Monday, April 18, 2016

Ant-Man (Peyton Reed, 2015)

Michael Douglas and Paul Rudd in Ant-Man
Scott Lang/Ant-Man: Paul Rudd
Dr. Hank Pym: Michael Douglas
Hope van Dyne: Evangeline Lilly
Darren Cross/Yellowjacket: Corey Stoll
Paxton: Bobby Canavale
Sam Wilson/Falcon: Anthony Mackie

Director: Peyton Reed
Screenplay: Edgar Wright, Joe Cornish, Adam McKay, Paul Rudd
Based on the comics by Stan Lee, Larry Lieber, Jack Kirby
Cinematography: Russell Carpenter
Production design: Shepherd Frankel
Film editing: Dan Lebenthal, Colby Parker Jr.
Music: Christophe Beck

The main reason to see Ant-Man is Paul Rudd, once again proving that casting is the chief thing Marvel has going for it in its efforts to capture the comic-book movie world. Like Robert Downey Jr. in the various Iron Man and Avengers movies, or Chris Pratt in his leap to superstardom in Guardians of the Galaxy (James Gunn, 2014), Rudd has precisely the right tongue-in-cheekiness to bring off a preposterous role, one that the end credits assure us he will be playing again. Rudd, whose quick wit is known from his talk show appearances, also had a hand in the screenplay, which was begun by Edgar Wright and Joe Cornish and revised and finished by Rudd and Adam McKay.
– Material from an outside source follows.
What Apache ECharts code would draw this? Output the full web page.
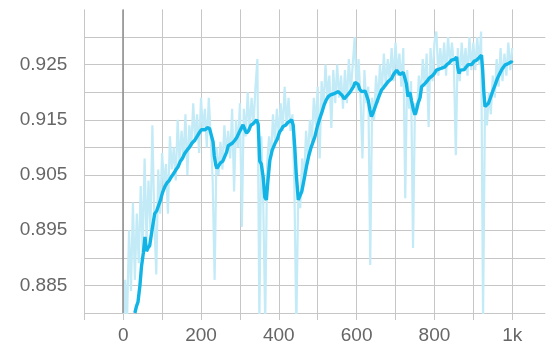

For once, a comic book film is better before the CGI flash-and-dazzle take over -- the concluding portion of the film is a bit of a muddle, considering that most of the performers in the action sequences are ants. Indeed, the most impressive special effects in the movie are not the action sequences but the "youthening" of Michael Douglas, who is first seen as the much younger Hank Pym in 1989, looking much as he did in The War of the Roses (Danny DeVito, 1989), one of the films used by the special effects artists as reference. On the other hand, it has to be said here that Rudd doesn't look much older than he did 21 years ago in Clueless (Amy Heckerling, 1995).